On the EFI computer where the main harness goes in there is a smaller six wire harness with plug on the harness. There is a dummy plug in it to keep the connections clean. Pull that out.
Here is a rough approximation of the plug and a diagram that tells you which wires to put where.
The cable will come with more than the three wires that you need. The others are not used.
The ones that you are concerned with are the Ground (GND), the Transmit (TXD), and the Receive (RXD).
The smart cable and chip are powered by the USB so you only need the three. You will want to consult the data sheet for your cable to determine which wires are RTX, TDX, and GND. The cable linked above are as color coded in the diagram above.
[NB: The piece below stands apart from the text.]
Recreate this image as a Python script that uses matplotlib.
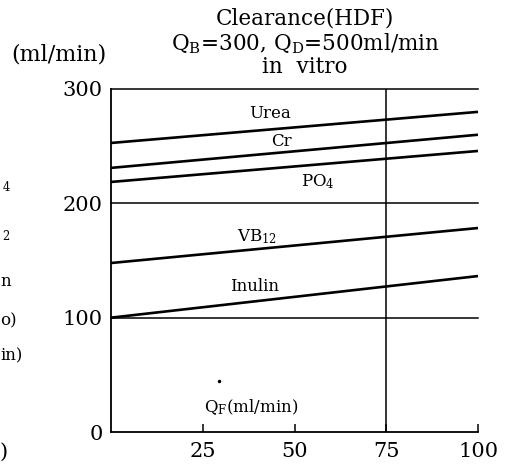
import matplotlib
matplotlib.use("Agg")
import matplotlib.pyplot as plt

plt.rcParams['font.family'] = ['DejaVu Serif']
plt.rcParams['mathtext.fontset'] = 'dejavuserif'

# Data
qf = [0, 100]
urea = [252.8, 280.0]
cr = [231.0, 260.0]
po4 = [218.7, 245.8]
vb12 = [147.8, 178.4]
inulin = [100.0, 136.4]

series = [
    ("Urea", urea, (43.3, 279)),
    ("Cr", cr, (46.5, 254)),
    ("PO$_\\mathregular{4}$", po4, (56.4, 219)),
    ("VB$_\\mathregular{12}$", vb12, (39.7, 171)),
    ("Inulin", inulin, (39.2, 127)),
]
xticks = [25, 50, 75, 100]
yticks = [0, 100, 200, 300]

fig = plt.figure(figsize=(5.08, 4.68), dpi=100)
ax = fig.add_axes([111/508, 36/468, 367/508, 343/468])
ax.set_xlim(0, 100)
ax.set_ylim(0, 300)

for name, vals, (lx, ly) in series:
    ax.plot(qf, vals, color='black', lw=1.9, solid_capstyle='butt', clip_on=False)
    ax.text(lx, ly, name, ha='center', va='center', fontsize=12)

for y in [100, 200, 300]:
    ax.axhline(y, color='black', lw=1.1, clip_on=False)
ax.axvline(75, color='black', lw=1.1)

for s in ['top', 'right']:
    ax.spines[s].set_visible(False)
ax.spines['left'].set_linewidth(1.3)
ax.spines['bottom'].set_linewidth(1.3)

ax.set_xticks(xticks)
ax.set_yticks(yticks)
ax.tick_params(axis='x', direction='in', length=6, width=1.1, labelsize=15, pad=7)
ax.tick_params(axis='y', length=0, labelsize=15, pad=6)

ax.text(38.3, 22, "Q$_\\mathregular{F}$(ml/min)", ha='center', va='center', fontsize=12)
ax.plot([29.4], [45], marker='o', ms=1.5, color='black')

fig.text(305/508, 1 - 18/468, "Clearance(HDF)", ha='center', va='center', fontsize=15.5)
fig.text(305/508, 1 - 44/468, "Q$_\\mathregular{B}$=300, Q$_\\mathregular{D}$=500ml/min", ha='center', va='center', fontsize=15.5)
fig.text(305/508, 1 - 67/468, "in  vitro", ha='center', va='center', fontsize=15.5)
fig.text(59/508, 1 - 55/468, "(ml/min)", ha='center', va='center', fontsize=16)

# cropped fragments of neighbouring figure at the left edge
fig.text(2/508, 1 - 186/468, "$_\\mathregular{4}$", ha='left', va='center', fontsize=12)
fig.text(2/508, 1 - 238/468, "$^\\mathregular{2}$", ha='left', va='center', fontsize=12)
fig.text(0/508, 1 - 282/468, "n", ha='left', va='center', fontsize=12)
fig.text(0/508, 1 - 321/468, "o)", ha='left', va='center', fontsize=12)
fig.text(0/508, 1 - 356/468, "in)", ha='left', va='center', fontsize=12)
fig.text(0/508, 1 - 452/468, ")", ha='left', va='center', fontsize=15)

fig.savefig("out.png", dpi=100)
On my cable I stripped the outer casing back to make it easier to work with. This is a good idea since there are two black wires, one for the shielding, one for the ground. You want the ground that is in the wire bundle.
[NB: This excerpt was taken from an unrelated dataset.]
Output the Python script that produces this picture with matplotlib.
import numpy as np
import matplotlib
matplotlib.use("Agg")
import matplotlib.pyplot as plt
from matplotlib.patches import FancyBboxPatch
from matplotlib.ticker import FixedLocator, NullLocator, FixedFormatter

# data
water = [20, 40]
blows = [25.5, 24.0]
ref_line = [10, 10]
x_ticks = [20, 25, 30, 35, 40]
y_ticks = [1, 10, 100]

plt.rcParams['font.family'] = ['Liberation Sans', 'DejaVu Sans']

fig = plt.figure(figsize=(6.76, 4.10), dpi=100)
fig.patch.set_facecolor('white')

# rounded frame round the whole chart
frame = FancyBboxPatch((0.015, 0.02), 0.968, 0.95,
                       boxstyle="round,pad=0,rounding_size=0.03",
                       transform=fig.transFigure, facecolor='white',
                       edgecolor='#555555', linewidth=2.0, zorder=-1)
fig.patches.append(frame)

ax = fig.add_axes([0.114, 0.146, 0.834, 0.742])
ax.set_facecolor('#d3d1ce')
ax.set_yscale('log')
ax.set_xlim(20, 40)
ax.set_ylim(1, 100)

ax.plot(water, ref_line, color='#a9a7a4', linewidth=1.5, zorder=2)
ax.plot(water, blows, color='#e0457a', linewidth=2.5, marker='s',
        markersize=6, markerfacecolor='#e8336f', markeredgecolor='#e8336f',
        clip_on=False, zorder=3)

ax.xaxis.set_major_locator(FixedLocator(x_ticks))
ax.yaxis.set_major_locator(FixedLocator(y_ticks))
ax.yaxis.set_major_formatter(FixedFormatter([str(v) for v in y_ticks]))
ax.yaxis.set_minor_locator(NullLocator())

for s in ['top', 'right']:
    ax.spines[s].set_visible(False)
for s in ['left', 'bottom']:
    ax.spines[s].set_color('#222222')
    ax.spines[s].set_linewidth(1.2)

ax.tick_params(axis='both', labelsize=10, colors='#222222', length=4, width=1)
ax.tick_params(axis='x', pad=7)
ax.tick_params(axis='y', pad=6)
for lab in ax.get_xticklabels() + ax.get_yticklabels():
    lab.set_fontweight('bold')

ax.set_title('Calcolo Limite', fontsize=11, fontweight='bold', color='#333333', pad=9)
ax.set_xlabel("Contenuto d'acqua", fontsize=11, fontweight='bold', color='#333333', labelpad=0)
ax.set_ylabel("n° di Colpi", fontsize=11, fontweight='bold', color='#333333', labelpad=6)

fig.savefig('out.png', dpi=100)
I have not found the right terminals yet to fit the plug connectors. At that point I had to get a little creative. I stripped the wires back a half inch and tinned them with a soldering iron to make them more stiff. I inserted the wires into the connector and had them make contact by also inserting a piece of solid wire to hold them against the connection tabs. It worked pretty well and was a sound connection.
Now you are ready to plug in the USB cable. My laptop recognized it and installed the software that we installed above.
Now go to the control panel on your laptop. Choose System, then Hardware, then Device Manager. At the bottom of the device manager there is a USB controllers entry. Click the + next to it to expand the menu. At the bottom there should be a USB Serial Device. That shows that your smart cable is recognized and installed properly.
Next in the device manager open up the Ports (COM & LPT). Again you should see a USB Serial Device followed by a com port. It will say something like USB Serial Device (COM5). You need to know this for two reasons. One, you need to have both the USB and com port installed for it to work. Two, you need to know what port your cable is on in the Select Monitor Program.
Now you are ready to open the program. Click the icon and it will open. Pick your com port, and click Connect. You should see a lot of activity on the red and green LEDs on the smart cable. Check off the values that you want to read and they should fill in fairly quickly.
Here is what mine looked like after I set the TPS.
Setting up the cable and software was a worthwhile effort on my sled because the throttle position sensor was a little off, the idle trim is a little rich, and my air intake sensor is telling the computer that it is 73.4F when it was really 41F as indicated by the crankcase sensor. That would make it run lean, a bad thing for sure.
You can set your throttle position sensor up by loosening the screws on the side and rotating it. The proper procedure is to remove the throttle cable and back off the idle screw until the butterflies are all of the way closed. Rotate the TPS until the 0-39 number just breaks to a positive number. As shown above, at idle it was between 3-4º per the Polaris Manual. It had conflicting information on what the wide open reading should be, it says that it should be over 74 in one spot and over 77º in another. On mine it was well past either value.
Unless it has been running, the crankcase sensor and air intake temperature sensors should be at shop temperature.
The voltage reading is handy to check the charging system and operating voltage. It should be over 12v sitting or idling and over 14 volts running above 3,000RPM.
You can also check the throttle position sensor for wear in the TPS Graph section of the software. What you are looking for here is flat spots or gaps as you gradually open the throttle. That indicates a flat spot in the TPS resistor, and that it needs replacement.
Most people aren’t running remapped chips in the RXL, but some do. If you want to share that map, the software gives you an option to do that.
I really like my RXLs, and am very happy that I can check and calibrate the EFI on them without spending hundreds of dollars on a Select Monitor.
Thanks goes out to Rensu who wrote the Select Monitor program and was generous enough to share his efforts for free to other riders.
Hat tips also go out to Mr Holmquist, Baldur, and Ugly Old Poo Kid over at the Snowmobile Fanatics forum for putting me onto this and some guidance along the way.
This is just a first pass at this article. I encourage comments, corrections and additions.